De la política ofrece Bierce la siguiente definición en su Diccionario del Diablo: «Lucha de intereses enmascarada como enfrentamiento de principios. Conducción de los asuntos públicos en busca de ventajas personales». En el mismo Diccionario, un ministro es un «agente de un poder superior que tiene una responsabilidad inferior. Su principal calificación es la capacidad para la mentira verosímil; en esta materia es apenas inferior a un embajador». Precisamente el Diccionario del Diablo, que cuenta con poco más de cien años desde su publicación, supone una de las obras más emblemáticas y reconocidas de Ambrose Bierce, y tal vez una de las más actuales por la penosa vigencia de sus cáusticas definiciones. Tampoco debe pasarse por alto que algunas de sus obras hoy menos frecuentadas, como los Cuentos de soldados, constituyen un acerado retrato de los peores instintos de la guerra; tal vez por ello encontraron en su momento múltiples dificultades para su publicación.
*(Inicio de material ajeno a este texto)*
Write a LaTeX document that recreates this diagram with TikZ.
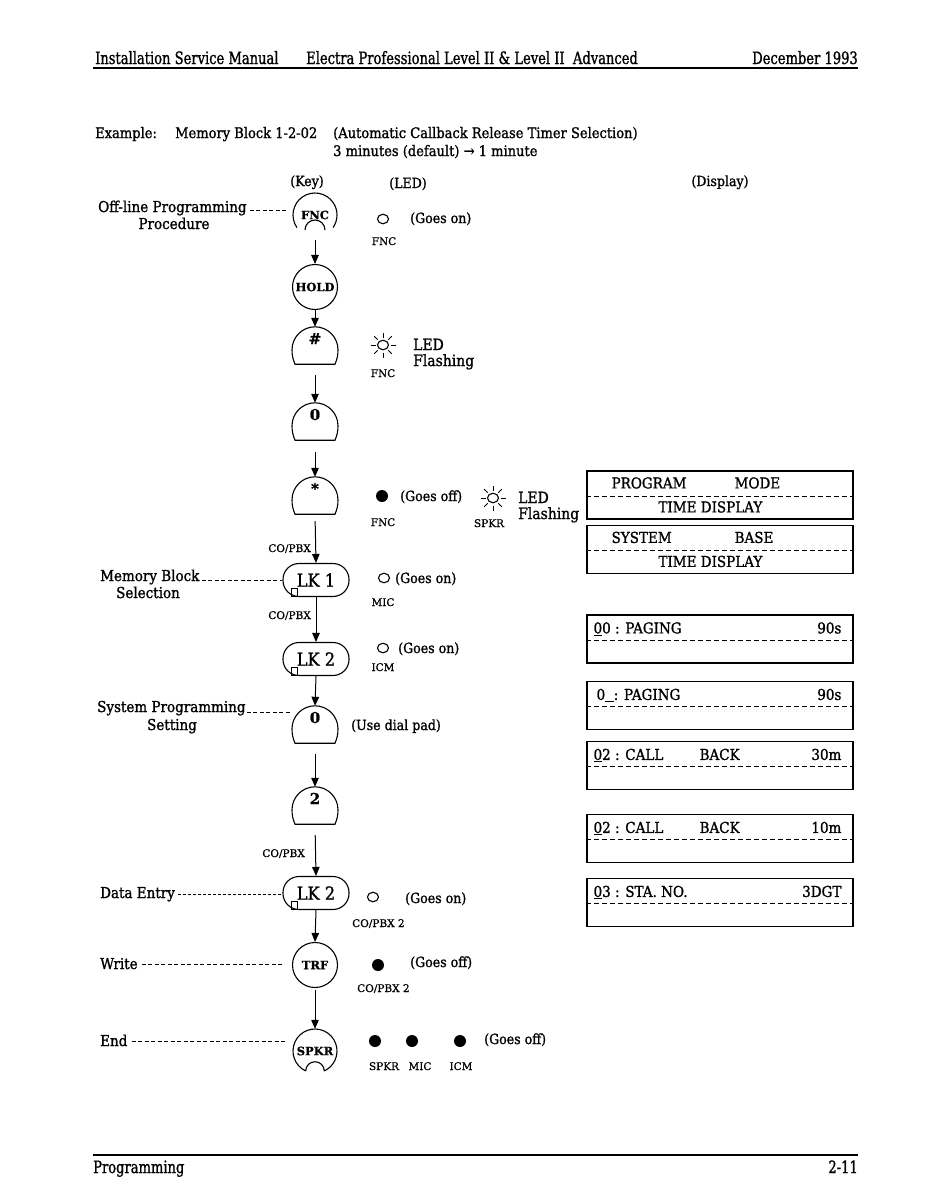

La limpieza de su prosa, lo atroz de sus pesadillas y lo certero de sus demoledores juicios hacen de Ambrose Bierce un escribiente del Diablo que con suma simpatía nos recuerda que el mal acecha sin cesar y no hay que bajar la guardia.

PARA ESPIAR


Ambrose Bierce: Cuentos de soldados. Cuentos inquietantes. Cuentos negros. Diccionario del Diablo. Alianza Editorial, 2011. 4 vols.

Estuche que recopila cuatro de las obras más señeras del escritor de Ohio, entre ellas su imprescindible y misántropo ‘Diccionario del Diablo’, título cuajado de desternillantes a la vez que ácidas definiciones de objetos, situaciones y desempeños de la vida cotidiana. El resto de títulos se corresponden con otras tantas antologías de cuentos en los que destaca el humor negro, la incertidumbre, el desasosiego y un sutil coqueteo con la muerte en sus más absurdas manifestaciones. La soltura de su pluma ha merecido para el autor el apodo de «Samuel Johnson de la Costa Oeste», a pesar de que la crítica también ha sido inclemente con él en numerosas ocasiones. En suma, se trata de un autor clásico de la literatura norteamericana, con un estilo absolutamente ingenioso y particular, que merece la pena encontrarse en toda biblioteca.